The Fisherman (Dir: Samantha Pineda Sierra, Mexico, 2011, 11 minutes) An old man goes fishing for memories, using old photographs as bait. Successfully suspending disbelief, the tone of magic realism is just right here for an effective metaphor of how we increasingly harvest our memories as we grow older.

Creative Control

Screens: Wednesday June 6, 7:30 pm @ The Bloor Cinema + Friday June 8, 4:30 pm @ The Bloor Cinema

The Short Take: Creative work is always a struggle, and these shorts explore a variety of tensions arising from both high and low art. A bit of a mixed bag here, this isn't the strongest of the programmes, and until redeemed by the longest selection at the end, I was thinking this wouldn't be one I would recommend.


The Maker (Dir: Christopher Kezelos, Australia, 2011, 6 minutes) This sumptuous stop-motion animation follows a strange, rabbit-like creature undertaking an arcane rite. Stylish and richly-detailed, it's not so much about Frankenstein's urge as the existential problem of reproduction.

How To Raise The Moon (Dir: Anja Struck, Germany/Denmark, 2011, 9 minutes) Another off-kilter animation, this is imbued with more of an experimental feel, suggestive rather than discursive, and mysterious like the moon's light. A rabbit and fox battle over a sleeping woman's fate, invoking an uncanny, vaguely-elusive dreamlike feeling.

Withering Love (Dir: Samanou Sahlstrøm, Denmark, 2011, 29 minutes) In this "long short", Maria (Emmanuelle Béart) becomes interested in Vincent (Denis Lavant), an author whom she rescues against his will.
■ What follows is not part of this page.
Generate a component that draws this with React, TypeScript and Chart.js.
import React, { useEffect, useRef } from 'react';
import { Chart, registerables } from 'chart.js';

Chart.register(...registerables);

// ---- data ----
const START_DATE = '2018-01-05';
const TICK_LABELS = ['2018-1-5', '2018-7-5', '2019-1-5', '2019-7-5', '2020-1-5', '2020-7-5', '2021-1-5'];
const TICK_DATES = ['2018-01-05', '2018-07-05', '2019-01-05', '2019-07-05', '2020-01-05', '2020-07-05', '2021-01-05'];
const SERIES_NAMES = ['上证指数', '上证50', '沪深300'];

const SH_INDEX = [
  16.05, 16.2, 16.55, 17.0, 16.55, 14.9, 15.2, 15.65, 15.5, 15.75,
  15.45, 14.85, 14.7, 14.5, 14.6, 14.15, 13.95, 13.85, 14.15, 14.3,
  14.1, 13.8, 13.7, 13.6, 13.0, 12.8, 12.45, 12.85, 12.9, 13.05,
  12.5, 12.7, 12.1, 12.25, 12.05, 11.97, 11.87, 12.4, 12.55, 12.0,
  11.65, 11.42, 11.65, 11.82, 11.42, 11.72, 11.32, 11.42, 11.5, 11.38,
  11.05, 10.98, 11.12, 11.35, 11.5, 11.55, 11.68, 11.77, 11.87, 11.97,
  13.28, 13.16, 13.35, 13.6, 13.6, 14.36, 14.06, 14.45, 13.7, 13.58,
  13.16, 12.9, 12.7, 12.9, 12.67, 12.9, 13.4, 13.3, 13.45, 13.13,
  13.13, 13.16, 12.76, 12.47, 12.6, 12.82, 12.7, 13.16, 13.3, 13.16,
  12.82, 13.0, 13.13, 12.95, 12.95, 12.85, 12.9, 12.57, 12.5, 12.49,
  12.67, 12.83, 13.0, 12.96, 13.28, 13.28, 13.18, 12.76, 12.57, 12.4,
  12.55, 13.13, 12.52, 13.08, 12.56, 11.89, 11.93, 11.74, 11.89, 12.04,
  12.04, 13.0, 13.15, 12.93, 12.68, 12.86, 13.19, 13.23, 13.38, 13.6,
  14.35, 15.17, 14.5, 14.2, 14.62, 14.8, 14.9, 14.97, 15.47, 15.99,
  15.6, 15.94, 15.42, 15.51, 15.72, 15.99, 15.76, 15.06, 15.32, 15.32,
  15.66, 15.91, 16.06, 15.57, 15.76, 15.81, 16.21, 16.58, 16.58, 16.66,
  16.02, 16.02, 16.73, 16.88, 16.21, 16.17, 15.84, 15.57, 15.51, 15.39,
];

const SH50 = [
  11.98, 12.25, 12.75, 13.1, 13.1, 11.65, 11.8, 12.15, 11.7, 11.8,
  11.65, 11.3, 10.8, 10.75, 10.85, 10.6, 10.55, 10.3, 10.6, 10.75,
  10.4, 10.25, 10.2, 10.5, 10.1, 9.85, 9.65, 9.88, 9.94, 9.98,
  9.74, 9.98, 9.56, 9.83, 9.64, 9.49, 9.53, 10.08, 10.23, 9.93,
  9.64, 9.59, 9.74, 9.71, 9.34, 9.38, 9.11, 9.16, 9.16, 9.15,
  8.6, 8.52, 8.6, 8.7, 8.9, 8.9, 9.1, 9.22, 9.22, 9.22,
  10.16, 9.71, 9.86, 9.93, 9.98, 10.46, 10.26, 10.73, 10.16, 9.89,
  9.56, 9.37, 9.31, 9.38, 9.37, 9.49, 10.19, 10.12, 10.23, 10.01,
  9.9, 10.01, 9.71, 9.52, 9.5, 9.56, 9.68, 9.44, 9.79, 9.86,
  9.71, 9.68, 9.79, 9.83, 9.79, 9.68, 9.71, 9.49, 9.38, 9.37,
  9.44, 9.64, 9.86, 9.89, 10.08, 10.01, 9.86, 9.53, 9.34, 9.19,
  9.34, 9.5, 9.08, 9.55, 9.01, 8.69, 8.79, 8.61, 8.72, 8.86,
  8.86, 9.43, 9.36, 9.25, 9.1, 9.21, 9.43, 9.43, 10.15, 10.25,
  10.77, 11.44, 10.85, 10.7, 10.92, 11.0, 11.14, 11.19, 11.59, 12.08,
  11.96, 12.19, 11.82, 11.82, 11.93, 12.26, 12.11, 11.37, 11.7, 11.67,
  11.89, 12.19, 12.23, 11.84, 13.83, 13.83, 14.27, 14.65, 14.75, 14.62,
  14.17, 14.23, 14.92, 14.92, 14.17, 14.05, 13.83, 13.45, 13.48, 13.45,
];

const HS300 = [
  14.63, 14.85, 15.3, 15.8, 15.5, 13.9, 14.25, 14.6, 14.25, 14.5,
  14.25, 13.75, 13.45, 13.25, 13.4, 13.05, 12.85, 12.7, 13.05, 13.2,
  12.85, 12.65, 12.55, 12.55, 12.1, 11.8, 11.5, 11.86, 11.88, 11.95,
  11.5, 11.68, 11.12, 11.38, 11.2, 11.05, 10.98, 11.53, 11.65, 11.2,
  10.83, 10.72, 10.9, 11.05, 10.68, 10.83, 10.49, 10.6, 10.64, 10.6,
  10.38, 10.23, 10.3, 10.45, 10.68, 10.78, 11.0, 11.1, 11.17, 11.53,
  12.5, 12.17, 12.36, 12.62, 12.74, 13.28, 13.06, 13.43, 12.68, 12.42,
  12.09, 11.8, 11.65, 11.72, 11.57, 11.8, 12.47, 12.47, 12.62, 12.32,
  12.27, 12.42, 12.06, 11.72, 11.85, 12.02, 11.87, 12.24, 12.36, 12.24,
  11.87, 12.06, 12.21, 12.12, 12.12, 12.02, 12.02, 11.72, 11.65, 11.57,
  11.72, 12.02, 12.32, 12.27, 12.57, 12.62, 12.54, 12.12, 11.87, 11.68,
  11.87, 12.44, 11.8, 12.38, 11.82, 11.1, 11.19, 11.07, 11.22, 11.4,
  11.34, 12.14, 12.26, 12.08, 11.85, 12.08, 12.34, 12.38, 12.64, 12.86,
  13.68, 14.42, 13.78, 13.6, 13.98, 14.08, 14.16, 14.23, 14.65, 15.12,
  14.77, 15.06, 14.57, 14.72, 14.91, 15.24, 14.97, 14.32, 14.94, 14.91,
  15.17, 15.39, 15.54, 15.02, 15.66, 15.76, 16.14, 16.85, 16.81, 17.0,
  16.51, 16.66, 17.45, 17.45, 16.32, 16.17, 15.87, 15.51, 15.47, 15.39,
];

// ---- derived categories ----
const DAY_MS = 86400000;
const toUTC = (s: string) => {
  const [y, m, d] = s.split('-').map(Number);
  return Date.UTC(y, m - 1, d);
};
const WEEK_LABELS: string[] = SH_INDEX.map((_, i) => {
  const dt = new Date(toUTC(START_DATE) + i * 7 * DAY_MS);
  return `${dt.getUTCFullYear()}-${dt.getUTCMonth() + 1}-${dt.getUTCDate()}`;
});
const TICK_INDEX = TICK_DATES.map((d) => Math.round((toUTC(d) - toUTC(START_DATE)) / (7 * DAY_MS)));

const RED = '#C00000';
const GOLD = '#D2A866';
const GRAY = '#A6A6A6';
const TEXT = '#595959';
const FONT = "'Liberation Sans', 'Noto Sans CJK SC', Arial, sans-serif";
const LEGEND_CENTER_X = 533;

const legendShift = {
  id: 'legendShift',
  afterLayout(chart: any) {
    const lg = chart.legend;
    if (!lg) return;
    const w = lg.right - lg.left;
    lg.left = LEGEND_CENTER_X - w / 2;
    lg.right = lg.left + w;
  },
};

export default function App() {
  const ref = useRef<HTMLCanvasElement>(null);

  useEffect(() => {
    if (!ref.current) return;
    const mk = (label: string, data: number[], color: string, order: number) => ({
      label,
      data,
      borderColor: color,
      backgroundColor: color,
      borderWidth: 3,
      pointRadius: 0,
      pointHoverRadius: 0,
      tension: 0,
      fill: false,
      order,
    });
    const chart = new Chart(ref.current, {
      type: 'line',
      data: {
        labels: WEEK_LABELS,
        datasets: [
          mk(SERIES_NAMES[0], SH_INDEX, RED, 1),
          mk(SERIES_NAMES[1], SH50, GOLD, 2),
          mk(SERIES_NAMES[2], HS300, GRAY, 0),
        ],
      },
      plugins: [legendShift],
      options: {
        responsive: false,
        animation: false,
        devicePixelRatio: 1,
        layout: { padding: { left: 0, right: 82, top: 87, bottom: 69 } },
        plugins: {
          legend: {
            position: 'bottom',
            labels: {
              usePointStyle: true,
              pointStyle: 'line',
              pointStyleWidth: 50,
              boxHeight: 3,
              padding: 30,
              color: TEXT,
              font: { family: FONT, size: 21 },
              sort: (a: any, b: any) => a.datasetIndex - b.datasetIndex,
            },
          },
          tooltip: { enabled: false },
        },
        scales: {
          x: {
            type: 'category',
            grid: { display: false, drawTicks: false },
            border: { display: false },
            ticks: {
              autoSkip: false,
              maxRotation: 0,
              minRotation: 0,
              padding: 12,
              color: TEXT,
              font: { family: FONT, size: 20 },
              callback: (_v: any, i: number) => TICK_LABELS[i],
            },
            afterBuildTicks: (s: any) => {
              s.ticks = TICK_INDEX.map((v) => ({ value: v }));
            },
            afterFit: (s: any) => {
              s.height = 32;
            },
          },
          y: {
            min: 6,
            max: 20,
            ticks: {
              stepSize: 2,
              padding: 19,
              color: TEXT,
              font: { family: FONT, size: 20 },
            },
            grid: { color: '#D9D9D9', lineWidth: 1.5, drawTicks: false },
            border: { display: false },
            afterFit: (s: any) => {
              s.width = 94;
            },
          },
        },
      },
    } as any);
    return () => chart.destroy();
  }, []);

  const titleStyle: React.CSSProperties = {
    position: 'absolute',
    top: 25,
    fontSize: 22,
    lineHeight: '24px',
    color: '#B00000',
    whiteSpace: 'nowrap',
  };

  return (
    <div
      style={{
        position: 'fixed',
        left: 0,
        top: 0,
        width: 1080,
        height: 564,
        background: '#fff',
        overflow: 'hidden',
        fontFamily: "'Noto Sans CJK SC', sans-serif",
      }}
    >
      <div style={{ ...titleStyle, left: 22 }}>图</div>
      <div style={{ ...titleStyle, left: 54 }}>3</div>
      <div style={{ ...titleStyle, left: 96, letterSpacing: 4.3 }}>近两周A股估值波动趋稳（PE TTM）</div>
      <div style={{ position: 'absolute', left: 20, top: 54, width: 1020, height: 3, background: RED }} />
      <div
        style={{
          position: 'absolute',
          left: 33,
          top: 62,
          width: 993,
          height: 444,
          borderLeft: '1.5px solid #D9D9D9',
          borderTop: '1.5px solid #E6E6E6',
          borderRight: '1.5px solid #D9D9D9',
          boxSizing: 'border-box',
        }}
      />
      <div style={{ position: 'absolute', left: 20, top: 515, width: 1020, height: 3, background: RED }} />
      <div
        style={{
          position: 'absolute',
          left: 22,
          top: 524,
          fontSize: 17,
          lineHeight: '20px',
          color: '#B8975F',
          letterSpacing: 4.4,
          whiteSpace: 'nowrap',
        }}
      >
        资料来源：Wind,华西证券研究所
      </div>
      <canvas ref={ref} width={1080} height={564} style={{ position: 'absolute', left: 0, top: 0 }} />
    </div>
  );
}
Floating somewhere between tendresse and amour fou, she slowly takes on the properties of the lost love in his novel as she tries to comprehend his soul-anguish. Moody without becoming melodramatic, this features good work from both leads.


Lifetripper (Dir: Graeme Joyce, United States, 2011, 14 minutes) Playing out a bit like The King of Comedy without the kidnapping, this film follows the daily life of Stan (Rob Benedict), a socially awkward auto mechanic prone to starting random conversations on the bus, inflicting his cringe-inducing comedic observations on those around him. This gives him a taste for something more in his life, as he begins to consider trying his material out on stage. We're meant to feel a tension, I guess, between the goofy banter and the sober cinematic treatment it receives, but I found it mostly to be unlikable people talking past each other — I felt an immense sympathy for the guy on the bus who shouts "SHUT THE FUCK UP!" Uncompelling in pretty much every way.
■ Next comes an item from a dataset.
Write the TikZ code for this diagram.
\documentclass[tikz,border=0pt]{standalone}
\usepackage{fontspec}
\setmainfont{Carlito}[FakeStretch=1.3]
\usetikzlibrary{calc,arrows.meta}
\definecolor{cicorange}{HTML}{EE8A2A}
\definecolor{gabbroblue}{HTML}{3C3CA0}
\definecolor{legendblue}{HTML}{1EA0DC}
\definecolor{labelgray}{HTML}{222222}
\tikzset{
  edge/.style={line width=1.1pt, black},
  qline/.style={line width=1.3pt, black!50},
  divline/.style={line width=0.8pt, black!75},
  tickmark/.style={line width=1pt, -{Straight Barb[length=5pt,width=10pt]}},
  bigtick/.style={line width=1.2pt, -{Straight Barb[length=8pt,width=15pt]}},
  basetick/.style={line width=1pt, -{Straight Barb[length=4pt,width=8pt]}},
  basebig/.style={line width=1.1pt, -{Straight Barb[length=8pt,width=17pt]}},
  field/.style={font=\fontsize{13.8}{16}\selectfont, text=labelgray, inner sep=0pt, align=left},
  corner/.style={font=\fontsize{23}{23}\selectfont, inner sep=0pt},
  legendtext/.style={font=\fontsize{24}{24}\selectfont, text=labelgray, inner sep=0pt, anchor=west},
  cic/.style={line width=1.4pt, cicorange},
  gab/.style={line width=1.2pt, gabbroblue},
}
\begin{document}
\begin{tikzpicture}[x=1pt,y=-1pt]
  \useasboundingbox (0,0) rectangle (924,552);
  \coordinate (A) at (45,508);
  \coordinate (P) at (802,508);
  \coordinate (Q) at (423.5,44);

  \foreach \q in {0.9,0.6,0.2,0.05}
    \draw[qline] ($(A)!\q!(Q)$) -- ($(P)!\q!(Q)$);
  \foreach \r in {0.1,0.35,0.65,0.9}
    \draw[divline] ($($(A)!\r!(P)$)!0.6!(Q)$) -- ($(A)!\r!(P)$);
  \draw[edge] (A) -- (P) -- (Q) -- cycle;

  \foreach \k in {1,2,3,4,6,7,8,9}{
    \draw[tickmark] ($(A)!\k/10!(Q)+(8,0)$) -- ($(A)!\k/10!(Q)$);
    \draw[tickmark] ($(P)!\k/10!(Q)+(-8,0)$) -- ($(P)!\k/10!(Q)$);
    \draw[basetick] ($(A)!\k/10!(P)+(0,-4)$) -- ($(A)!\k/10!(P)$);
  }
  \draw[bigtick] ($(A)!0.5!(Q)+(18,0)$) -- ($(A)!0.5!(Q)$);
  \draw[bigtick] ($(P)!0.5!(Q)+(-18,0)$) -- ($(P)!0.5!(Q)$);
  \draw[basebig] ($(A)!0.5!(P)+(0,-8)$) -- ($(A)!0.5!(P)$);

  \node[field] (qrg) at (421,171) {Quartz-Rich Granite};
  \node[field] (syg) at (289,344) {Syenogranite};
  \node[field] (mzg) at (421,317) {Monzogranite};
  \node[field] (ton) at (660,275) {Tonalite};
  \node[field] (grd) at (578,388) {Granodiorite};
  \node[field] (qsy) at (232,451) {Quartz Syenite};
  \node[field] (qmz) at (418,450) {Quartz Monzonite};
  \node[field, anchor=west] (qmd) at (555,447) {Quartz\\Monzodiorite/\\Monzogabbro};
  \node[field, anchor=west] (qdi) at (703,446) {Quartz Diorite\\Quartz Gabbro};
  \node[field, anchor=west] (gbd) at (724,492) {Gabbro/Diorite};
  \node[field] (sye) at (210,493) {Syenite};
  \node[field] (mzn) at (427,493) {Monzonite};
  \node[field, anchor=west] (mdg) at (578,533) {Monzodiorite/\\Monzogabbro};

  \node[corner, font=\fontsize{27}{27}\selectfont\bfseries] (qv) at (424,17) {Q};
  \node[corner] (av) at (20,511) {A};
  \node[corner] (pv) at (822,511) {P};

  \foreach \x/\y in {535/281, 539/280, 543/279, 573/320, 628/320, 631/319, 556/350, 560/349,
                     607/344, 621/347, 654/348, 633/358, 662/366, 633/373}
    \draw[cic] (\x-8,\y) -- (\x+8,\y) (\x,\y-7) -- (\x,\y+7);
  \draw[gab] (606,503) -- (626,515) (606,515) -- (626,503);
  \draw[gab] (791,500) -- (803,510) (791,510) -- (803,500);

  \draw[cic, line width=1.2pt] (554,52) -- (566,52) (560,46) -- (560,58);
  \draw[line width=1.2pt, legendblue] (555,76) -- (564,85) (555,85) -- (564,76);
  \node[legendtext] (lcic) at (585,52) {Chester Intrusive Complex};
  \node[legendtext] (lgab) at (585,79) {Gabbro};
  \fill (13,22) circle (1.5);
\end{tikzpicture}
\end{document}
Cheese! (Dir: Louis Thomas Pelletier, Canada, 2011, 5 minutes) A one-joke film with a tourist couple's vacation snapshot overtaken by an over-eager local ("do you mind, I'm a professional!"). Things go awry, but in a predictable way, and the performance here has a bit too much fromage to it, leaving it feeling more like a like Just For Laughs gag sequence.


Heaven (Dir: Jan P Matuszynski, Poland, 2011, 15 minutes) A portrait of a man as artist and patient, we watch him working on his paintings while being treated for cancer. Meditative and light-filled, this explores the ties between sickness and inspiration, and the touch of the divine that provides both.
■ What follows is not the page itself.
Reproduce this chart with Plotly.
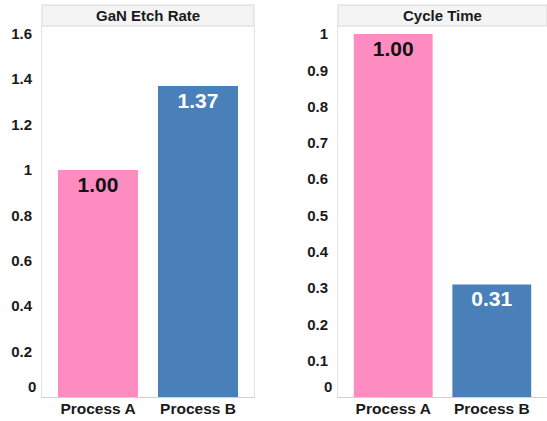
import plotly.graph_objects as go

categories = ["Process A", "Process B"]
etch_rate = [1.00, 1.37]
cycle_time = [1.00, 0.31]
etch_labels = ["1.00", "1.37"]
cycle_labels = ["1.00", "0.31"]
etch_ticks = [0.2, 0.4, 0.6, 0.8, 1.0, 1.2, 1.4, 1.6]
etch_ticktext = ["0.2", "0.4", "0.6", "0.8", "1", "1.2", "1.4", "1.6"]
cycle_ticks = [0.1, 0.2, 0.3, 0.4, 0.5, 0.6, 0.7, 0.8, 0.9, 1.0]
cycle_ticktext = ["0.1", "0.2", "0.3", "0.4", "0.5", "0.6", "0.7", "0.8", "0.9", "1"]
titles = ["GaN Etch Rate", "Cycle Time"]

PINK = "#FD8DC1"
BLUE = "#4A80B9"
colors = [PINK, BLUE]
text_colors = ["#111111", "#FFFFFF"]

W, H = 547, 421
FONT = "Liberation Sans, Arial, sans-serif"

fig = go.Figure()
fig.add_trace(go.Bar(
    x=categories, y=etch_rate, xaxis="x", yaxis="y",
    marker=dict(color=colors, line=dict(width=0)), width=0.8,
    text=etch_labels, textposition="inside", insidetextanchor="end",
    textfont=dict(family=FONT, size=21, color=text_colors, weight="bold"),
    constraintext="none", hoverinfo="skip", showlegend=False))
fig.add_trace(go.Bar(
    x=categories, y=cycle_time, xaxis="x2", yaxis="y2",
    marker=dict(color=colors, line=dict(width=0)), width=0.8,
    text=cycle_labels, textposition="inside", insidetextanchor="end",
    textfont=dict(family=FONT, size=21, color=text_colors, weight="bold"),
    constraintext="none", hoverinfo="skip", showlegend=False))

ydom = [(H - 397) / H, (H - 26) / H]
xdom1 = [42 / W, 254 / W]
xdom2 = [338 / W, 1.0]

tickfont = dict(family=FONT, size=15, color="#1A1A1A", weight="bold")
xtickfont = dict(family=FONT, size=15.5, color="#1A1A1A", weight="bold")

common_x = dict(type="category", range=[-0.56, 1.56], showgrid=False,
                showline=True, linecolor="#D0D0D0", linewidth=1,
                ticks="", tickfont=xtickfont, ticklabelstandoff=-3,
                fixedrange=True)
common_y = dict(showgrid=False, zeroline=False, showline=True, mirror=True,
                linecolor="#E4E4E4", linewidth=1, ticks="",
                tickfont=tickfont, ticklabelstandoff=6, fixedrange=True)

fig.update_layout(
    width=W, height=H, margin=dict(l=0, r=0, t=0, b=0),
    paper_bgcolor="white", plot_bgcolor="white",
    bargap=0.2,
    xaxis=dict(domain=xdom1, anchor="y", **common_x),
    yaxis=dict(domain=ydom, anchor="x", range=[0, 1.634],
               tickvals=etch_ticks, ticktext=etch_ticktext, **common_y),
    xaxis2=dict(domain=xdom2, anchor="y2", **common_x),
    yaxis2=dict(domain=ydom, anchor="x2", range=[0, 1.022],
                tickvals=cycle_ticks, ticktext=cycle_ticktext, **common_y),
)

# header boxes
ytop = (H - 5) / H
for xd, t in zip([xdom1, xdom2], titles):
    fig.add_shape(type="rect", xref="paper", yref="paper",
                  x0=xd[0], x1=xd[1], y0=ydom[1], y1=ytop,
                  fillcolor="#F4F4F4", line=dict(color="#D9D9D9", width=1),
                  layer="below")
    fig.add_annotation(xref="paper", yref="paper", x=(xd[0] + xd[1]) / 2,
                       y=(ydom[1] + ytop) / 2, text=t, showarrow=False,
                       font=dict(family=FONT, size=15, color="#1A1A1A", weight="bold"),
                       xanchor="center", yanchor="middle")

# zero labels (shifted up as in original)
for xr, yr in [("x domain", "y"), ("x2 domain", "y2")]:
    fig.add_annotation(xref=xr, yref=yr, x=0, y=0, text="0", showarrow=False,
                       xanchor="right", yanchor="middle", xshift=-4, yshift=11,
                       font=tickfont)

fig.write_html("out.html")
Gravity Of Center (Dir: Thibaut Duverneix, Canada, 2012, 14 minutes) In an empty, abandoned-looking room, a lone figure begins to dance — and transforms into a sequence of different individuals as they continue. Outside, a group of figures carefully make their way across a field with an oblique series of dance steps, as if they were crossing the Zona. That sets up an air of mystery that the film can't quite sustain as it progresses. There is an interesting series of surprising jump cuts, fluid camera work, and nimble editing — but what this does for you probably depends more on how endeared you are to dance as a narrative form.